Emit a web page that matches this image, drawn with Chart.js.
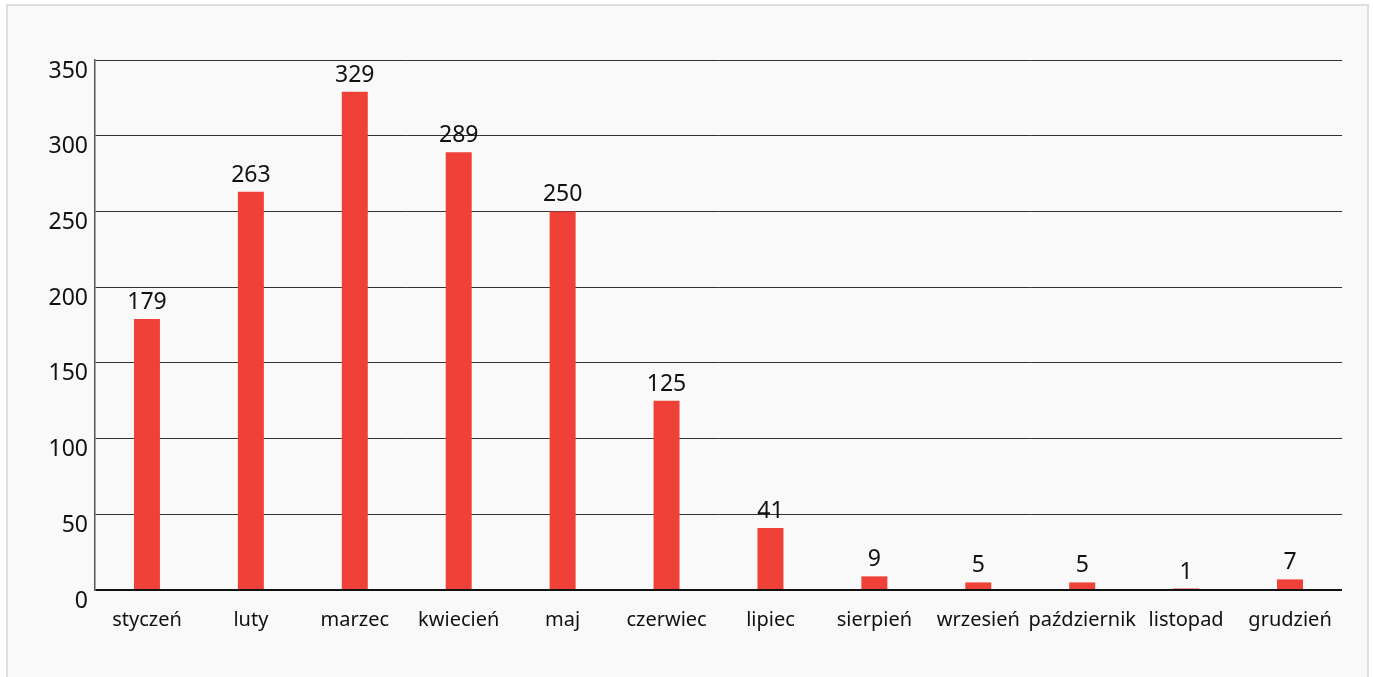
<!DOCTYPE html>
<html lang="pl">
<head>
<meta charset="utf-8">
<title>Miesiące</title>
<script src="https://cdn.jsdelivr.net/npm/chart.js@4"></script>
<style>
  html, body { margin: 0; padding: 0; background: #fff; overflow: hidden; }
  .panel {
    position: absolute; left: 6px; top: 4px; width: 1359px; height: 690px;
    background: #f9f9f9; border: 2px solid #dedede;
  }
  #chart { position: absolute; left: 0; top: 0; }
</style>
</head>
<body>
<div class="panel"></div>
<canvas id="chart" width="1373" height="677"></canvas>
<script>
const months = ['styczeń', 'luty', 'marzec', 'kwiecień', 'maj', 'czerwiec',
                'lipiec', 'sierpień', 'wrzesień', 'październik', 'listopad', 'grudzień'];
const counts = [179, 263, 329, 289, 250, 125, 41, 9, 5, 5, 1, 7];
const yTicks = [0, 50, 100, 150, 200, 250, 300, 350];

const FONT = '"Noto Sans", "Open Sans", sans-serif';

// liczby nad słupkami
const valueLabels = {
  id: 'valueLabels',
  afterDatasetsDraw(chart) {
    const ctx = chart.ctx;
    const meta = chart.getDatasetMeta(0);
    ctx.save();
    ctx.font = `23px ${FONT}`;
    ctx.fillStyle = '#111';
    ctx.textAlign = 'center';
    ctx.textBaseline = 'bottom';
    meta.data.forEach((bar, i) => {
      ctx.fillText(String(counts[i]), bar.x, bar.y - 5);
    });
    ctx.restore();
  }
};

const ctx = document.getElementById('chart').getContext('2d');
new Chart(ctx, {
  type: 'bar',
  data: {
    labels: months,
    datasets: [{
      data: counts,
      backgroundColor: '#ef4137',
      borderWidth: 0,
      barPercentage: 0.5,
      categoryPercentage: 0.5
    }]
  },
  options: {
    responsive: false,
    animation: false,
    layout: { padding: { left: 0, right: 31, top: 60, bottom: 0 } },
    plugins: {
      legend: { display: false },
      tooltip: { enabled: false }
    },
    scales: {
      x: {
        afterFit: s => { s.height = 87; },
        grid: { display: false },
        border: { display: false },
        ticks: {
          color: '#111',
          font: { family: FONT, size: 20 },
          padding: 10,
          maxRotation: 0,
          autoSkip: false
        }
      },
      y: {
        min: 0,
        max: 350,
        afterFit: s => { s.width = 95; },
        afterBuildTicks: s => { s.ticks = yTicks.map(v => ({ value: v })); },
        border: { display: true, color: '#555', width: 1.5 },
        grid: {
          drawTicks: false,
          color: ctx => ctx.tick && ctx.tick.value === 0 ? '#111' : '#333',
          lineWidth: ctx => ctx.tick && ctx.tick.value === 0 ? 2 : 1
        },
        ticks: {
          color: '#111',
          font: { family: FONT, size: 23 },
          padding: 7,
          labelOffset: 11
        }
      }
    }
  },
  plugins: [valueLabels]
});
</script>
</body>
</html>
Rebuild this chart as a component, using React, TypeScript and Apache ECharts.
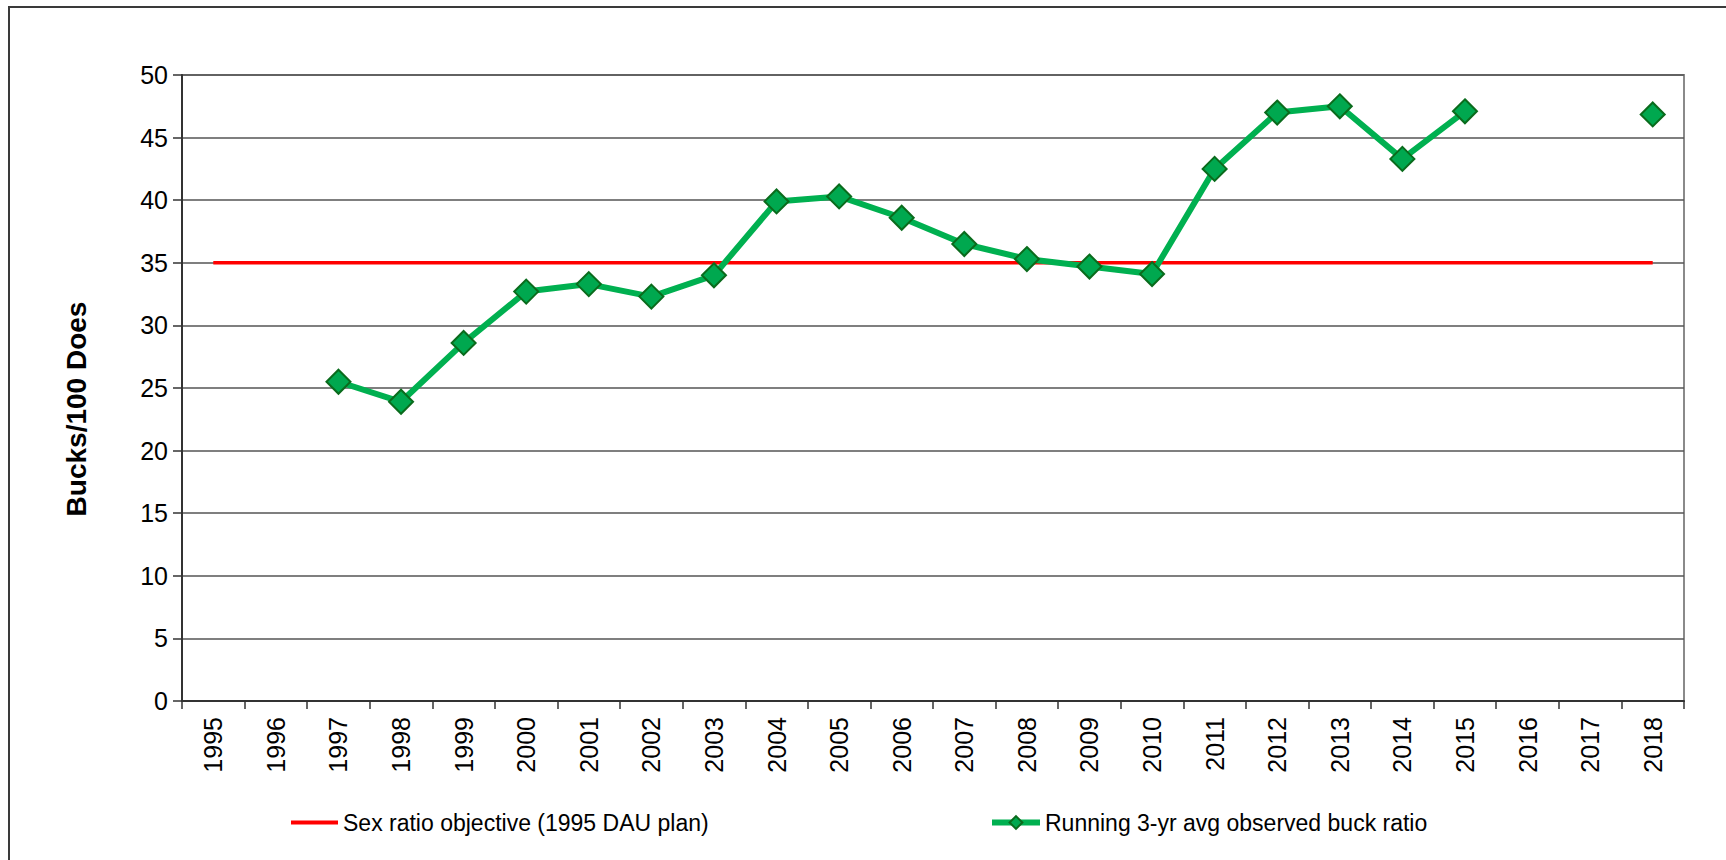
++++
* **EXERCISE REQUIREMENTS**
How many of the lines above hold the word "this"? Give only that number.

* **FULL ANSWER**
2